## Aim of the task:
Check each line of the listing for the word "image" and give only the number of lines that have it.
◇ ◇ ◇ ◇
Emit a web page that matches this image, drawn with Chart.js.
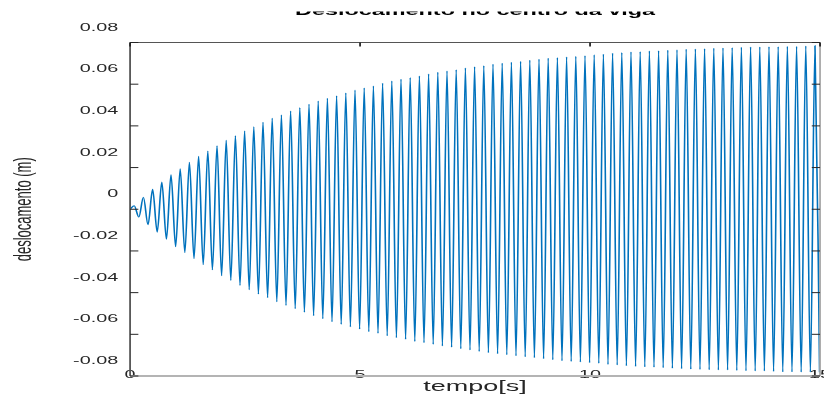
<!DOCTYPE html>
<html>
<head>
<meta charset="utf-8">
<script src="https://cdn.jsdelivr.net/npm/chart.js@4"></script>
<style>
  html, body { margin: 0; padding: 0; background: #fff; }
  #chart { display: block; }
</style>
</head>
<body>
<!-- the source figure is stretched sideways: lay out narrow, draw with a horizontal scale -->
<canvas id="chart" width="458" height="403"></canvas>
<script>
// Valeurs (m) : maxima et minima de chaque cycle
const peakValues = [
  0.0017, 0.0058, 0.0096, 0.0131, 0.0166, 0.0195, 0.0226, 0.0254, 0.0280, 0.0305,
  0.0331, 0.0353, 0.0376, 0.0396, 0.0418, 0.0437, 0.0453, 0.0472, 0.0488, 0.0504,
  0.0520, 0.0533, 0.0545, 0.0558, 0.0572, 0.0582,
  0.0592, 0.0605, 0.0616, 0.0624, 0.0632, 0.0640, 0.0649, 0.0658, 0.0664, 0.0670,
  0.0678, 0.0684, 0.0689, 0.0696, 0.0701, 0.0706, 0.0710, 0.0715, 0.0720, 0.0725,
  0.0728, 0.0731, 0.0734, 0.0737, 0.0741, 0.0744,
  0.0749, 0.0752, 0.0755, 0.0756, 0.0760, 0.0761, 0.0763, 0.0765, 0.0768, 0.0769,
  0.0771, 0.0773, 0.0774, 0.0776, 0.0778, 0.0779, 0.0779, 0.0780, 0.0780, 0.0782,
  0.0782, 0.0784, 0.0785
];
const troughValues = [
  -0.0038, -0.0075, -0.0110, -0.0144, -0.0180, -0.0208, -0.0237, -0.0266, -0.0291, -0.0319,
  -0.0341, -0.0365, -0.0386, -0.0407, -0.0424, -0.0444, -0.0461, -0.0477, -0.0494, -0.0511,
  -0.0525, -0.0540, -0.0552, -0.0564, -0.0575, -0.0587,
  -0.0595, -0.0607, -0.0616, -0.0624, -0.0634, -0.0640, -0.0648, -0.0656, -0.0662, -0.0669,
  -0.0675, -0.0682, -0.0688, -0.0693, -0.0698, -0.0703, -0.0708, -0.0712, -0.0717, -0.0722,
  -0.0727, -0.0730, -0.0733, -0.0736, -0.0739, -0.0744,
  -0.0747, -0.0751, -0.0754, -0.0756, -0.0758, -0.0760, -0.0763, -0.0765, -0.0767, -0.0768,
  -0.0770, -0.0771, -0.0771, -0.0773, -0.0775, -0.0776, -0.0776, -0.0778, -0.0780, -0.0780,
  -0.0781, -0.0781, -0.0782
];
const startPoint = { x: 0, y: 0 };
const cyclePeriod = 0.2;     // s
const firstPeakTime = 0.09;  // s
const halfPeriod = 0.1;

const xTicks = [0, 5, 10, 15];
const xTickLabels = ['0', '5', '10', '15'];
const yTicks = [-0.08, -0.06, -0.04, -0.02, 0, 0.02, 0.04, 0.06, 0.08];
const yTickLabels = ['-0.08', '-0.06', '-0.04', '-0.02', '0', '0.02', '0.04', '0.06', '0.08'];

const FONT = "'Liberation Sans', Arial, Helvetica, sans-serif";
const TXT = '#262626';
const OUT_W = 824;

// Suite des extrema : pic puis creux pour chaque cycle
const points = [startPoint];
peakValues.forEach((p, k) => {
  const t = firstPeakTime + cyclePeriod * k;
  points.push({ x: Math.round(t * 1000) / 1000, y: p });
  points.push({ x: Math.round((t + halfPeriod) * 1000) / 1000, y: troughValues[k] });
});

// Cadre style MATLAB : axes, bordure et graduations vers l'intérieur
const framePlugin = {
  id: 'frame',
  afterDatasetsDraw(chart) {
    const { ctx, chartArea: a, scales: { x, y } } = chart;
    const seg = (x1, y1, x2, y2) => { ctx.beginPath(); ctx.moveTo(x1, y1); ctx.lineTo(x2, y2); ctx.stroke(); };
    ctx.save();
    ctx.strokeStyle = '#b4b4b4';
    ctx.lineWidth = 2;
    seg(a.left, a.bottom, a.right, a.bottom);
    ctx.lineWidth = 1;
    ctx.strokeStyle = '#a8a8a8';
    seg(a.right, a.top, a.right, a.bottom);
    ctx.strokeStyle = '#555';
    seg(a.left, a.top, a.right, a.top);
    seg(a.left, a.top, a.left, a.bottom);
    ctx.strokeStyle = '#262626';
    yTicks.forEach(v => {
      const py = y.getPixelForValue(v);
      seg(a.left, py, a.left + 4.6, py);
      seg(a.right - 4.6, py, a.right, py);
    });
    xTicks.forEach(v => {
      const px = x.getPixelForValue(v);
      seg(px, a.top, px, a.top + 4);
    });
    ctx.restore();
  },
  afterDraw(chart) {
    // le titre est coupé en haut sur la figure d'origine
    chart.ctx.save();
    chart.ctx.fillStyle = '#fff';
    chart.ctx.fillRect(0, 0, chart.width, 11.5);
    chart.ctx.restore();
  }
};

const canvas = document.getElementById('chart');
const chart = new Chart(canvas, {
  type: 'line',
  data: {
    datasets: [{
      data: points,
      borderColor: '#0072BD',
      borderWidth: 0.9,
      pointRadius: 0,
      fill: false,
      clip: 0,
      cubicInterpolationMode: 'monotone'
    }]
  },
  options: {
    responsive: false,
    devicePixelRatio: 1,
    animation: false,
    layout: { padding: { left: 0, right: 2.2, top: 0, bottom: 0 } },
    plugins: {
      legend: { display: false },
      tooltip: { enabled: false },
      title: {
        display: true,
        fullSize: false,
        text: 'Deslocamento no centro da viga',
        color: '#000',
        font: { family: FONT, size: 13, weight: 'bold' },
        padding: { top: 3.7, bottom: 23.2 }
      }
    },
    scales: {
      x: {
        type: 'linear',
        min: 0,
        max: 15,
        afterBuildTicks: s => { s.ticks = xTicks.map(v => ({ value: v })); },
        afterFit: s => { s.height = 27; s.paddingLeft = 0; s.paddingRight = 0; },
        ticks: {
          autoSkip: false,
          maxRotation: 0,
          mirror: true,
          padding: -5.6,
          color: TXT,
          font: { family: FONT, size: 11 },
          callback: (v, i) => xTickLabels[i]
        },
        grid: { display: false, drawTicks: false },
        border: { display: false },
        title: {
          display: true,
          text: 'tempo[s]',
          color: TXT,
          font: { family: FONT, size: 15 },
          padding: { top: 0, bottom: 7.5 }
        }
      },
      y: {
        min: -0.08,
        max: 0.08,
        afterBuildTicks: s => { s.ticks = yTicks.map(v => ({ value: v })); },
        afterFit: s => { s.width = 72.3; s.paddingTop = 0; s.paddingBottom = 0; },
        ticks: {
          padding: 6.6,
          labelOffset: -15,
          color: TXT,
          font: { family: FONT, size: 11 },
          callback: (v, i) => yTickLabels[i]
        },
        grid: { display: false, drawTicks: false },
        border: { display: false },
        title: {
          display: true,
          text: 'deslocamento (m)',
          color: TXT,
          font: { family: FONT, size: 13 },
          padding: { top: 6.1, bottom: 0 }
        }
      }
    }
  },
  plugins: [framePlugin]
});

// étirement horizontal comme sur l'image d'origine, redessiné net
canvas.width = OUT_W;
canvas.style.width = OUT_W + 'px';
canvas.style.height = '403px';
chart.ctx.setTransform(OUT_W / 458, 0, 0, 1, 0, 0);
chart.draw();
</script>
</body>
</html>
◇ ◇ ◇ ◇
## Result:
2